Few of us choose a single bed, even when we sleep alone. Homes and hotels have doubles, with singles being confined to small children, hospitals, boarding schools, barracks and prisons. Oh, and some residential care facilities. Perhaps readers can explain why bed preference changes with age. There are many business reasons for denying people the quality of sleep that they want but let’s not call it home when it isn’t.
It is home when I can sleep in safety. I will endure a few days of nocturnal observation in hospital if my life is threatened by Covid-19 or some other disease, but home is where I sleep in private and my bedroom door stays shut until I open it in the morning. This is, of course, different for parents whose young children may need to talk about a nightmare, but for everyone else, home means sleeping safe from intrusion. Indeed, to be half-awake and find a stranger in the room and the bedclothes in disarray is embarrassing or even terrifying, especially for people who have suffered abuse. Dementia, hearing loss and visual impairment increase the panic. Yet some relatives expect care staff to check the resident is breathing at two-hour intervals through the night. With that amount of adrenalin pumping through their bodies, it is no wonder that some residents catch up on their missed sleep during the day.

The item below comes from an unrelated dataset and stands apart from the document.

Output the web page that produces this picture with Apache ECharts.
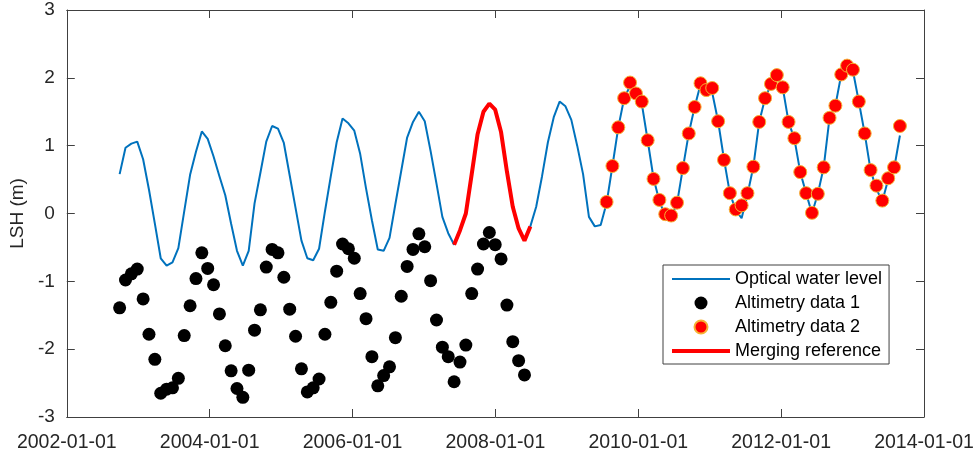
<!DOCTYPE html>
<html>
<head>
<meta charset="utf-8">
<script src="https://cdn.jsdelivr.net/npm/echarts@6/dist/echarts.min.js"></script>
<style>
html, body { margin: 0; padding: 0; background: #fff; }
#chart { width: 977px; height: 454px; }
</style>
</head>
<body>
<div id="chart"></div>
<script>
// sampling: one value every 30 days, starting at the first optical point
var startDate = Date.UTC(2002, 8, 28);
var stepDays = 30;

// optical water level (m), one per sample
var optical = [
  0.58, 0.97, 1.03, 1.06, 0.80, 0.35, -0.15, -0.66, -0.77, -0.72,
  -0.51, 0.03, 0.57, 0.91, 1.21, 1.10, 0.84, 0.55, 0.27, -0.15,
  -0.55, -0.77, -0.55, 0.15, 0.60, 1.06, 1.29, 1.25, 1.04, 0.56,
  0.08, -0.40, -0.66, -0.69, -0.52, 0.03, 0.55, 1.05, 1.40, 1.33,
  1.22, 0.88, 0.37, -0.10, -0.53, -0.55, -0.36, 0.14, 0.63, 1.12,
  1.35, 1.50, 1.36, 0.92, 0.44, -0.05, -0.29, -0.46, -0.25, 0.00,
  0.58, 1.17, 1.50, 1.62, 1.53, 1.20, 0.62, 0.10, -0.22, -0.40,
  -0.19, 0.10, 0.55, 1.05, 1.42, 1.65, 1.58, 1.38, 1.00, 0.58,
  -0.05, -0.19, -0.17, 0.15, 0.70, 1.27, 1.70, 1.88, 1.77, 1.62,
  1.08, 0.52, 0.18, -0.03, -0.05, 0.15, 0.67, 1.18, 1.57, 1.90,
  1.84, 1.78, 1.36, 0.80, 0.30, 0.05, -0.07, 0.28, 0.69, 1.35,
  1.70, 1.90, 2.02, 1.86, 1.35, 1.10, 0.61, 0.30, 0.00, 0.29,
  0.68, 1.41, 1.59, 2.05, 2.16, 2.10, 1.65, 1.18, 0.64, 0.36,
  0.18, 0.50, 0.66, 1.15
];

// altimetry data 1 starts at sample 0
var alt1Start = 0;
var alt1 = [
  -1.39, -0.98, -0.89, -0.82, -1.26, -1.78, -2.15, -2.65, -2.59, -2.57,
  -2.43, -1.80, -1.36, -0.96, -0.58, -0.81, -1.05, -1.48, -1.95, -2.32,
  -2.58, -2.71, -2.31, -1.72, -1.42, -0.79, -0.53, -0.58, -0.94, -1.41,
  -1.81, -2.29, -2.63, -2.57, -2.44, -1.78, -1.31, -0.85, -0.45, -0.52,
  -0.66, -1.18, -1.55, -2.11, -2.54, -2.39, -2.26, -1.83, -1.22, -0.78,
  -0.53, -0.30, -0.49, -0.99, -1.57, -1.97, -2.11, -2.48, -2.19, -1.94,
  -1.18, -0.82, -0.45, -0.28, -0.46, -0.67, -1.35, -1.89, -2.17, -2.38
];

// altimetry data 2 starts at sample 83
var alt2Start = 83;
var alt2 = [
  0.17, 0.70, 1.27, 1.70, 1.93, 1.77, 1.65, 1.08, 0.51, 0.20,
  -0.01, -0.03, 0.16, 0.67, 1.18, 1.57, 1.92, 1.82, 1.85, 1.36,
  0.79, 0.30, 0.06, 0.12, 0.30, 0.69, 1.35, 1.70, 1.91, 2.04,
  1.86, 1.35, 1.11, 0.61, 0.30, 0.01, 0.29, 0.68, 1.41, 1.59,
  2.05, 2.18, 2.12, 1.65, 1.18, 0.64, 0.41, 0.19, 0.52, 0.68,
  1.29
];

// merging reference = optical samples 57..70
var mergeFrom = 57;
var mergeTo = 70;

var xTicks = [2002, 2004, 2006, 2008, 2010, 2012, 2014];

// date of sample i as decimal year
function sampleYear(i) {
    var t = startDate + i * stepDays * 86400000;
    var y = new Date(t).getUTCFullYear();
    var y0 = Date.UTC(y, 0, 1), y1 = Date.UTC(y + 1, 0, 1);
    return y + (t - y0) / (y1 - y0);
}

function toPoints(vals, offset) {
    var out = [];
    for (var i = 0; i < vals.length; i++) {
        out.push([sampleYear(offset + i), vals[i]]);
    }
    return out;
}

var axisColor = '#404040';
var font = 'Liberation Sans, Arial, sans-serif';

var myChart = echarts.init(document.getElementById('chart'));
var option = {
    animation: false,
    backgroundColor: '#fff',
    grid: { left: 64, right: 53, top: 10, bottom: 37 },
    legend: {
        orient: 'vertical',
        left: 663,
        top: 265,
        itemWidth: 58,
        itemHeight: 13,
        itemGap: 4,
        padding: [4, 7, 3, 7],
        borderColor: axisColor,
        borderWidth: 1,
        borderRadius: 0,
        backgroundColor: '#fff',
        textStyle: { fontSize: 18, color: '#000', fontFamily: font, lineHeight: 20 },
        data: [
            { name: 'Optical water level', itemStyle: { opacity: 0 }, lineStyle: { width: 2 } },
            'Altimetry data 1',
            'Altimetry data 2',
            { name: 'Merging reference', itemStyle: { opacity: 0 }, lineStyle: { width: 4 } }
        ]
    },
    xAxis: [
        {
            type: 'value',
            min: xTicks[0],
            max: xTicks[xTicks.length - 1],
            interval: 2,
            axisLine: { onZero: false, lineStyle: { color: axisColor } },
            axisTick: { inside: true, length: 8, lineStyle: { color: axisColor } },
            axisLabel: {
                fontSize: 19.5, color: '#262626', fontFamily: font, margin: 16,
                formatter: function (v) { return v + '-01-01'; }
            },
            splitLine: { show: false }
        },
        {
            type: 'value',
            position: 'top',
            min: xTicks[0],
            max: xTicks[xTicks.length - 1],
            interval: 2,
            axisLine: { onZero: false, lineStyle: { color: axisColor } },
            axisTick: { inside: true, length: 8, lineStyle: { color: axisColor } },
            axisLabel: { show: false },
            splitLine: { show: false }
        }
    ],
    yAxis: [
        {
            type: 'value',
            min: -3,
            max: 3,
            interval: 1,
            name: 'LSH (m)',
            nameLocation: 'middle',
            nameGap: 34,
            nameTextStyle: { fontSize: 19, color: '#262626', fontFamily: font },
            axisLine: { show: true, onZero: false, lineStyle: { color: axisColor } },
            axisTick: { show: true, inside: true, length: 8, lineStyle: { color: axisColor } },
            axisLabel: { fontSize: 19, color: '#262626', fontFamily: font, margin: 12 },
            splitLine: { show: false }
        },
        {
            type: 'value',
            position: 'right',
            min: -3,
            max: 3,
            interval: 1,
            axisLine: { show: true, onZero: false, lineStyle: { color: axisColor } },
            axisTick: { show: true, inside: true, length: 8, lineStyle: { color: axisColor } },
            axisLabel: { show: false },
            splitLine: { show: false }
        }
    ],
    series: [
        {
            name: 'Optical water level',
            type: 'line',
            symbol: 'none',
            z: 2,
            lineStyle: { color: '#0072BD', width: 2 },
            itemStyle: { color: '#0072BD' },
            data: toPoints(optical, 0)
        },
        {
            name: 'Altimetry data 1',
            type: 'scatter',
            symbolSize: 13,
            z: 3,
            itemStyle: { color: '#000', opacity: 1 },
            data: toPoints(alt1, alt1Start)
        },
        {
            name: 'Merging reference',
            type: 'line',
            symbol: 'none',
            z: 3,
            lineStyle: { color: '#ff0000', width: 4 },
            itemStyle: { color: '#ff0000' },
            data: toPoints(optical.slice(mergeFrom, mergeTo + 1), mergeFrom)
        },
        {
            name: 'Altimetry data 2',
            type: 'scatter',
            symbolSize: 13,
            z: 4,
            itemStyle: { color: '#ff0000', borderColor: '#f5b335', borderWidth: 1, opacity: 1 },
            data: toPoints(alt2, alt2Start)
        }
    ]
};
myChart.setOption(option);
</script>
</body>
</html>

We call residential care facilities home, but there are so many ways in which this idea is fiction, a greater fantasy than Rivendell. It doesn’t have to be this way. Funders and architects can accommodate sex, affection and luxury. The idea of home should be more than a cheap marketing ploy, so managers, frontline staff and relatives can insist that it shapes how things are done in the kitchen, the lounge, the community and the bedroom. For nearly half a million people in England, residential care is their last refuge. It could become their last homely house.